SAM Organization for Rights and Liberties said, on the occasion of the International Day for the Elimination of Sexual Violence in Conflict, that the continued grave violations against children in Yemen—including recently exposed cases of sexual extortion and exploitation—reflect a serious failure in the protection and justice system. They also reveal the urgent need for immediate legislative and institutional reform to ensure the protection of children and the accountability of perpetrators, particularly when those involved hold positions of authority or are members of security agencies.
The organization stated that the United Nations documented 742 violations against children in Yemen in 2025, a figure that reflects the dangerous environment in which children live after years of war. However, it does not reveal the full scale of violations, particularly crimes involving extortion, exploitation, and sexual violence, which are among the most underreported crimes due to fear of stigma, retaliation, and lack of trust in justice institutions.
SAM affirmed, based on its experience in monitoring and documenting violations throughout the years of conflict, that children have remained among the groups most exposed to killing, injury, recruitment, arbitrary detention, deprivation of education, economic exploitation, and sexual violence. However, many violations of a sexual nature never reach the courts or human rights organizations because victims and their families fear social scandal more than they trust institutions’ ability to protect them and deliver justice.
The organization said that the recently exposed cases of extortion and exploitation against children and boys in the city of Aden, allegedly involving members of security agencies, should not be treated as isolated individual incidents. Rather, they are a serious indicator of legal and institutional gaps that allow influence and authority to be exploited against children. SAM added that any exploitation of children by individuals who hold security or official authority constitutes an aggravating circumstance requiring an independent investigation and deterrent penalties, as it involves an abuse of power and a direct betrayal of the duty of protection.

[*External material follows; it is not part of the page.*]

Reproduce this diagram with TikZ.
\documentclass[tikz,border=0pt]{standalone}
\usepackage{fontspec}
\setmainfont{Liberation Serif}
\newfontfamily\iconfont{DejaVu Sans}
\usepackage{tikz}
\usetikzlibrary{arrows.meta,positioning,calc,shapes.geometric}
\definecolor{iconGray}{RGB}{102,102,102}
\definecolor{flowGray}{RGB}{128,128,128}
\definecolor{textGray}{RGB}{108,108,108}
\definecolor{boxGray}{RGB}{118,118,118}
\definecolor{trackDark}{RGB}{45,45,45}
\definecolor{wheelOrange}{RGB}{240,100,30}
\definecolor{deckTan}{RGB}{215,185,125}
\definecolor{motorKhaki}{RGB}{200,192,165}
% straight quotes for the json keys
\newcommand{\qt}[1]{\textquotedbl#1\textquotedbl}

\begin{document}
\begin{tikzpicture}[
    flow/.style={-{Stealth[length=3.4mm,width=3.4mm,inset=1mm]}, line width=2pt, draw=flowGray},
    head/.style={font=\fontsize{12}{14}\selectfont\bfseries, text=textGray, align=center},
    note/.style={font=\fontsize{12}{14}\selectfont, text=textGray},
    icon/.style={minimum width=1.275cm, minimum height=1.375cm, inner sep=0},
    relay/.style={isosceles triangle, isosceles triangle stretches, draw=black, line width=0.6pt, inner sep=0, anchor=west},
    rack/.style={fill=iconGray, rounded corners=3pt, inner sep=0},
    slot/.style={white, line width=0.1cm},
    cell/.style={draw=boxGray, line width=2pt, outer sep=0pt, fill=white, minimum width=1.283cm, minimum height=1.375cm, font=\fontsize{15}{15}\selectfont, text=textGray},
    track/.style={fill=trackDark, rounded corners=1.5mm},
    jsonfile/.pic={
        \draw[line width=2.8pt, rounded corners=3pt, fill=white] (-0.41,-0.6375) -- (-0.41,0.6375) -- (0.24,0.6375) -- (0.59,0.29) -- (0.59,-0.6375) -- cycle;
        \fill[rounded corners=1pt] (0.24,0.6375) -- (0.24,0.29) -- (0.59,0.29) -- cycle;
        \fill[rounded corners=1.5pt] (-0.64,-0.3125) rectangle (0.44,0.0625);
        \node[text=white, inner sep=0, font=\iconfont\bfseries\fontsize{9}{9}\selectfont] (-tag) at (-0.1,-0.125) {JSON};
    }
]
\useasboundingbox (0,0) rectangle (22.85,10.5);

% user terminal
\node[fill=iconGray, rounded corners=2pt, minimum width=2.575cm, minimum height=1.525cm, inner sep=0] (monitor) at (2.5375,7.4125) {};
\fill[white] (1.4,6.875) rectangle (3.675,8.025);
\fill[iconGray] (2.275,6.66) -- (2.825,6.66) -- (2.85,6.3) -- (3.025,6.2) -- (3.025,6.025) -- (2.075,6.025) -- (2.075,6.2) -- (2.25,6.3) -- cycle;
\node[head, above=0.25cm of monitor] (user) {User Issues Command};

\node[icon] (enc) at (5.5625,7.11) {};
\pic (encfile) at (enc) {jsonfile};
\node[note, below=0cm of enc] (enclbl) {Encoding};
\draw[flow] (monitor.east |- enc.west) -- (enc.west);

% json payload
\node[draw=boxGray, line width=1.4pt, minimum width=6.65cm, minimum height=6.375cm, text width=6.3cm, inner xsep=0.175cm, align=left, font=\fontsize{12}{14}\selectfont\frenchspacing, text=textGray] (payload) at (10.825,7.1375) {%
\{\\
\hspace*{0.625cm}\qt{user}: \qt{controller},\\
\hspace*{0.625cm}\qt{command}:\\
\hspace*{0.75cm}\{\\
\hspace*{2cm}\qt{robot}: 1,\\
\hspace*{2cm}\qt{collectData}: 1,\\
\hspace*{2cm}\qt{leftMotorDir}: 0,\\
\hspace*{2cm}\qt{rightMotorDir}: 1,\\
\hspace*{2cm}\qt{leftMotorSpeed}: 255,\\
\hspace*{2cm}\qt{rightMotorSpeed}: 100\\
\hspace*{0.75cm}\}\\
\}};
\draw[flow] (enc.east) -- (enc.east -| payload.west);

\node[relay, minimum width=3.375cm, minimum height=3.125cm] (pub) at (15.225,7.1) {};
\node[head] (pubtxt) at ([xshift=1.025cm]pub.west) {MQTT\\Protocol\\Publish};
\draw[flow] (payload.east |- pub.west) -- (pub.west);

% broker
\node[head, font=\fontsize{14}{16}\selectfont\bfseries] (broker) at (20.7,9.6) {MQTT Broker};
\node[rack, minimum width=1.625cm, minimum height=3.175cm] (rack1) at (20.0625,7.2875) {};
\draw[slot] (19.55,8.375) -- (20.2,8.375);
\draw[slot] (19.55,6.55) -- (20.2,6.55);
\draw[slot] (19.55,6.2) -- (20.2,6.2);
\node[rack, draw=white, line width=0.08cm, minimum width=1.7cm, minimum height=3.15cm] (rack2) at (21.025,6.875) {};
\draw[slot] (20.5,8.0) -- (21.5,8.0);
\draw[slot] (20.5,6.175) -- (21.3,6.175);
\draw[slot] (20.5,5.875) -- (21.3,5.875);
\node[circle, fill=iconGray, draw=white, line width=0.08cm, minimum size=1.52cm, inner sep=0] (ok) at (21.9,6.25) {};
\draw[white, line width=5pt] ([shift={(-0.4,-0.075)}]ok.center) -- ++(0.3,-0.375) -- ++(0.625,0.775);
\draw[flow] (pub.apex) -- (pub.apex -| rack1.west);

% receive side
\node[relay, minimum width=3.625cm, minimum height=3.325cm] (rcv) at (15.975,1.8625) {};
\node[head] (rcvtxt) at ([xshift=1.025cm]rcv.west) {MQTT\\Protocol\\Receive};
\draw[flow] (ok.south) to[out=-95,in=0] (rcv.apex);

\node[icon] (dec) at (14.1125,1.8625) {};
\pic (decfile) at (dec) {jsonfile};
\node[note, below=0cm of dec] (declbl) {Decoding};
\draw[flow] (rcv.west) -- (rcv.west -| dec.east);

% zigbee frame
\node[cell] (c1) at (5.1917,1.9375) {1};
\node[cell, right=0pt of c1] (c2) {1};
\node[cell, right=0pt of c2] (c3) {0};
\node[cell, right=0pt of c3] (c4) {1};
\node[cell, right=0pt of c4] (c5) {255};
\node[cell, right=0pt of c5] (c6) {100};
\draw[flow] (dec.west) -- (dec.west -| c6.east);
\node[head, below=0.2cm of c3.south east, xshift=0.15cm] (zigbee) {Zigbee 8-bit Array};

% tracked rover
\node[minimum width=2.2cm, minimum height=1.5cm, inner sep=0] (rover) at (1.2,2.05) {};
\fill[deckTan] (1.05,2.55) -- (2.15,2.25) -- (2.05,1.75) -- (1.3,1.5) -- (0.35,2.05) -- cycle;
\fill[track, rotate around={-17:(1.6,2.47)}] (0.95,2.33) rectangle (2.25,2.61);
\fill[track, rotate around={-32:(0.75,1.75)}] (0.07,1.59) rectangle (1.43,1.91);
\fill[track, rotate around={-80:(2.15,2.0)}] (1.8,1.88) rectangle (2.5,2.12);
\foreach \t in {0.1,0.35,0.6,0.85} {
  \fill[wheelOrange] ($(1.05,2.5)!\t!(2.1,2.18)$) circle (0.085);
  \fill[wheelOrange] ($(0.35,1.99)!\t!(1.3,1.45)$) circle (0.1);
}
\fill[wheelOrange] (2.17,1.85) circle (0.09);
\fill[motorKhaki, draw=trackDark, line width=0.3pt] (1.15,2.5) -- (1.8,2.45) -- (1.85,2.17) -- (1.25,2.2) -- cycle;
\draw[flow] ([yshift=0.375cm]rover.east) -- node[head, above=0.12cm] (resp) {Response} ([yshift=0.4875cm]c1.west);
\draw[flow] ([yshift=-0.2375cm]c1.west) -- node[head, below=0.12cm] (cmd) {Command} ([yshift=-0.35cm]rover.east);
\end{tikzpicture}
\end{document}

SAM believes that sexual violence and extortion against children in Yemen cannot be separated from the environment created by the war. The prolonged conflict has weakened state institutions, dismantled family and community protection networks, expanded poverty, displacement, and school dropout rates, and made children more vulnerable to exploitation. In addition, the absence of effective oversight over some detention centers and security institutions, together with weak complaint and protection mechanisms, creates space for violations that are difficult to uncover or prosecute.
The organization warned that child recruitment is one of the most serious factors increasing children’s exposure to violence and exploitation, including sexual violence. Recruited children are taken away from their families and schools and placed in closed environments based on forced obedience, violence, and dependency, making them more vulnerable to physical, psychological, and sexual abuse during recruitment, training, or participation in military operations. Ending child recruitment must therefore be a central part of any national strategy to protect children.

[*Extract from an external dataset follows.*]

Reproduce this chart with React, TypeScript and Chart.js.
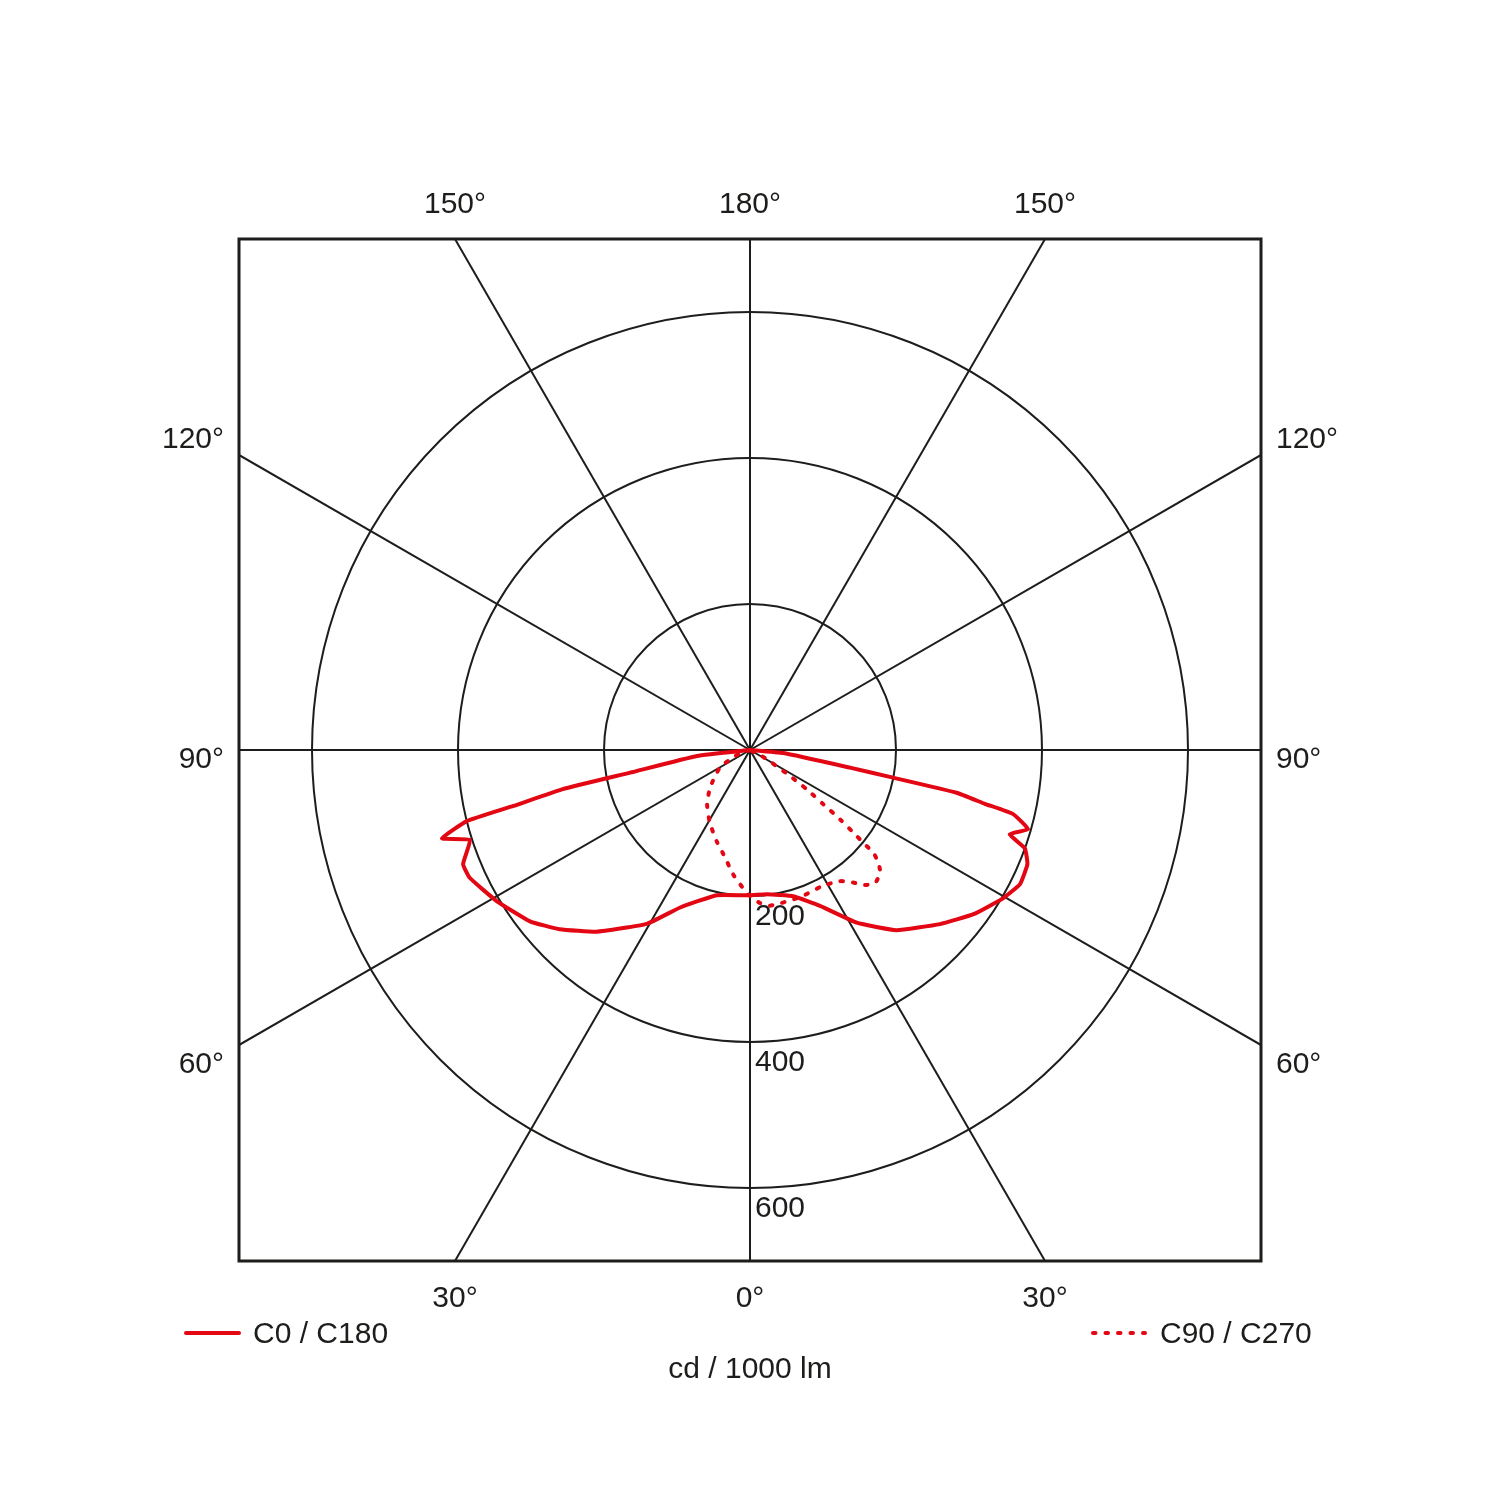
import React, { useEffect, useRef } from 'react';
import { Chart, registerables, Plugin } from 'chart.js';

Chart.register(...registerables);

const colors = {
    red: '#e30613',
    ink: '#1d1d1b',
};

const FONT = '30px "Liberation Sans", Arial, sans-serif';

// luminous intensity (cd / 1000 lm) against gamma angle (deg from nadir)
// C0 plane, right half
const c0Angles = [0, 6.6, 16.5, 24.2, 31.7, 39.1, 47.5, 53.7, 59.7, 63.6, 67.6, 70.3, 72.0, 74.1, 76.3, 77.1, 78.3, 79.1, 80.0, 84.8, 90];
const c0Values = [199, 199, 209, 234, 278, 318, 353, 380, 402, 413, 411, 400, 374, 396, 371, 330, 289, 195, 139, 46, 0];

// C180 plane, left half
const c180Angles = [0, 12.9, 23.9, 30.7, 40.2, 46.7, 52.1, 59.2, 65.5, 68.3, 72.2, 74.0, 75.9, 76.7, 78.2, 79.3, 83.6, 90];
const c180Values = [199, 204, 236, 277, 326, 358, 382, 404, 422, 423, 403, 439, 400, 333, 262, 167, 73, 0];

// C90 plane, right half
const c90Angles = [0, 3.7, 7.3, 18.7, 27.8, 34.5, 37.9, 40.4, 43.3, 46.7, 48.7, 50.2, 50.6, 51.1, 52.4, 53.5, 55.3, 57.0, 59.7, 62.8, 90];
const c90Values = [200, 210, 215, 213, 211, 218, 230, 243, 250, 245, 234, 220, 204, 188, 156, 125, 95, 65, 34, 18, 0];

// C270 plane, left half
const c270Angles = [0, 2.0, 7.7, 13.1, 20.1, 28.8, 38.2, 46.7, 59.5, 68, 90];
const c270Values = [200, 193, 172, 151, 133, 114, 95, 75, 48, 22, 0];

const ringValues = [200, 400, 600];
const spokeAngles = [0, 30, 60, 90, 120, 150, 180, 210, 240, 270, 300, 330];
const topLabels = ['150°', '180°', '150°'];
const bottomLabels = ['30°', '0°', '30°'];
const sideLabels = ['120°', '90°', '60°'];
const legendLabels = ['C0 / C180', 'C90 / C270'];
const unitLabel = 'cd / 1000 lm';
const axisMax = 700;

const rad = (deg: number) => (deg * Math.PI) / 180;

// left half runs from 90° down to nadir, right half from nadir up to 90°
const toPoints = (leftAngles: number[], leftValues: number[], rightAngles: number[], rightValues: number[]) => {
    const pts: { x: number; y: number }[] = [];
    for (let i = leftAngles.length - 1; i >= 0; i--) {
        pts.push({ x: -leftValues[i] * Math.sin(rad(leftAngles[i])), y: -leftValues[i] * Math.cos(rad(leftAngles[i])) });
    }
    for (let i = 1; i < rightAngles.length; i++) {
        pts.push({ x: rightValues[i] * Math.sin(rad(rightAngles[i])), y: -rightValues[i] * Math.cos(rad(rightAngles[i])) });
    }
    return pts;
};

const polarGrid: Plugin = {
    id: 'polarGrid',
    beforeDatasetsDraw(chart) {
        const { ctx, chartArea: a, scales } = chart;
        const x = scales.x;
        const y = scales.y;
        const cx = x.getPixelForValue(0);
        const cy = y.getPixelForValue(0);
        ctx.save();
        ctx.beginPath();
        ctx.rect(a.left, a.top, a.right - a.left, a.bottom - a.top);
        ctx.clip();
        ctx.strokeStyle = colors.ink;
        ctx.lineWidth = 2;
        ringValues.forEach(r => {
            ctx.beginPath();
            ctx.arc(cx, cy, x.getPixelForValue(r) - cx, 0, Math.PI * 2);
            ctx.stroke();
        });
        spokeAngles.forEach(g => {
            const far = axisMax * 2;
            ctx.beginPath();
            ctx.moveTo(cx, cy);
            ctx.lineTo(x.getPixelForValue(far * Math.sin(rad(g))), y.getPixelForValue(-far * Math.cos(rad(g))));
            ctx.stroke();
        });
        ctx.restore();
    },
    afterDraw(chart) {
        const { ctx, chartArea: a, scales } = chart;
        const x = scales.x;
        const y = scales.y;
        const cx = x.getPixelForValue(0);
        const cy = y.getPixelForValue(0);
        ctx.save();
        ctx.strokeStyle = colors.ink;
        ctx.lineWidth = 3;
        ctx.strokeRect(a.left, a.top, a.right - a.left, a.bottom - a.top);

        ctx.font = FONT;
        ctx.fillStyle = colors.ink;
        ctx.textBaseline = 'alphabetic';

        // angle labels where the spokes meet the frame
        const edge = axisMax * Math.tan(rad(30));
        ctx.textAlign = 'center';
        [-edge, 0, edge].forEach((v, i) => {
            ctx.fillText(topLabels[i], x.getPixelForValue(v), a.top - 26);
            ctx.fillText(bottomLabels[i], x.getPixelForValue(v), a.bottom + 46);
        });
        const sideOffsets = [-302, 18, 323];
        sideLabels.forEach((t, i) => {
            ctx.textAlign = 'right';
            ctx.fillText(t, a.left - 15, cy + sideOffsets[i]);
            ctx.textAlign = 'left';
            ctx.fillText(t, a.right + 15, cy + sideOffsets[i]);
        });

        // ring values below each circle
        ctx.textAlign = 'left';
        ringValues.forEach(r => {
            ctx.fillText(String(r), cx + 5, y.getPixelForValue(-r) + 29);
        });

        // legend
        const ly = a.bottom + 72;
        ctx.strokeStyle = colors.red;
        ctx.lineWidth = 4;
        ctx.lineCap = 'round';
        ctx.beginPath();
        ctx.moveTo(186, ly);
        ctx.lineTo(239, ly);
        ctx.stroke();
        ctx.setLineDash([2.5, 10]);
        ctx.beginPath();
        ctx.moveTo(1093, ly);
        ctx.lineTo(1145, ly);
        ctx.stroke();
        ctx.setLineDash([]);
        ctx.fillText(legendLabels[0], 253, ly + 10);
        ctx.fillText(legendLabels[1], 1160, ly + 10);

        ctx.textAlign = 'center';
        ctx.fillText(unitLabel, cx, a.bottom + 117);
        ctx.restore();
    },
};

const App: React.FC = () => {
    const canvasRef = useRef<HTMLCanvasElement>(null);

    useEffect(() => {
        if (!canvasRef.current) return;
        const chart = new Chart(canvasRef.current, {
            type: 'scatter',
            data: {
                datasets: [
                    {
                        label: legendLabels[0],
                        data: toPoints(c180Angles, c180Values, c0Angles, c0Values),
                        showLine: true,
                        borderColor: colors.red,
                        backgroundColor: colors.red,
                        borderWidth: 4,
                        pointRadius: 0,
                        tension: 0.12,
                        borderJoinStyle: 'round',
                        borderCapStyle: 'round',
                    },
                    {
                        label: legendLabels[1],
                        data: toPoints(c270Angles, c270Values, c90Angles, c90Values),
                        showLine: true,
                        borderColor: colors.red,
                        backgroundColor: colors.red,
                        borderWidth: 4,
                        borderDash: [2.5, 10],
                        borderCapStyle: 'round',
                        pointRadius: 0,
                        tension: 0.2,
                    },
                ],
            },
            options: {
                responsive: false,
                animation: false,
                devicePixelRatio: 1,
                layout: { padding: { left: 239, right: 239, top: 239, bottom: 239 } },
                plugins: {
                    legend: { display: false },
                    tooltip: { enabled: false },
                },
                scales: {
                    x: { type: 'linear', min: -axisMax, max: axisMax, display: false },
                    y: { type: 'linear', min: -axisMax, max: axisMax, display: false },
                },
            },
            plugins: [polarGrid],
        });
        return () => chart.destroy();
    }, []);

    return (
        <div style={{ position: 'absolute', left: 0, top: 0, width: 1500, height: 1500, background: '#fff' }}>
            <canvas ref={canvasRef} width={1500} height={1500}></canvas>
        </div>
    );
};

export default App;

SAM said that current Yemeni laws, despite containing scattered provisions on child protection, do not provide an integrated framework for addressing crimes of sexual extortion and exploitation of children in conflict contexts. Nor do they include sufficient safeguards to protect victims and witnesses or specialized mechanisms to investigate these sensitive crimes. The legal system also lacks clear provisions that impose stricter responsibility on public officials and members of security and military agencies who exploit their positions to commit violations against children or cover them up.
SAM called on the Yemeni authorities and judicial and legislative bodies to review national laws related to child protection, introduce explicit provisions criminalizing sexual extortion and online exploitation of children, impose harsher penalties when the perpetrator holds authority or influence, and establish safe and confidential reporting mechanisms, specialized investigation units, and psychological, legal, and social support programs for victims.
The organization also called for the protection of children from exploitation, sexual violence, and recruitment to be incorporated into any future paths for transitional justice and reform of security and judicial institutions. It stressed that genuine peace in Yemen cannot be built by ignoring crimes committed against children or by allowing perpetrators to escape accountability.
SAM stated that the silence of victims does not mean the absence of crime, and weak documentation does not mean that reality is innocent. Every child subjected to extortion, exploitation, or recruitment without receiving protection is further evidence that Yemen’s justice system needs radical reform—one that places children’s dignity and safety at the center of any coming peace or reform process.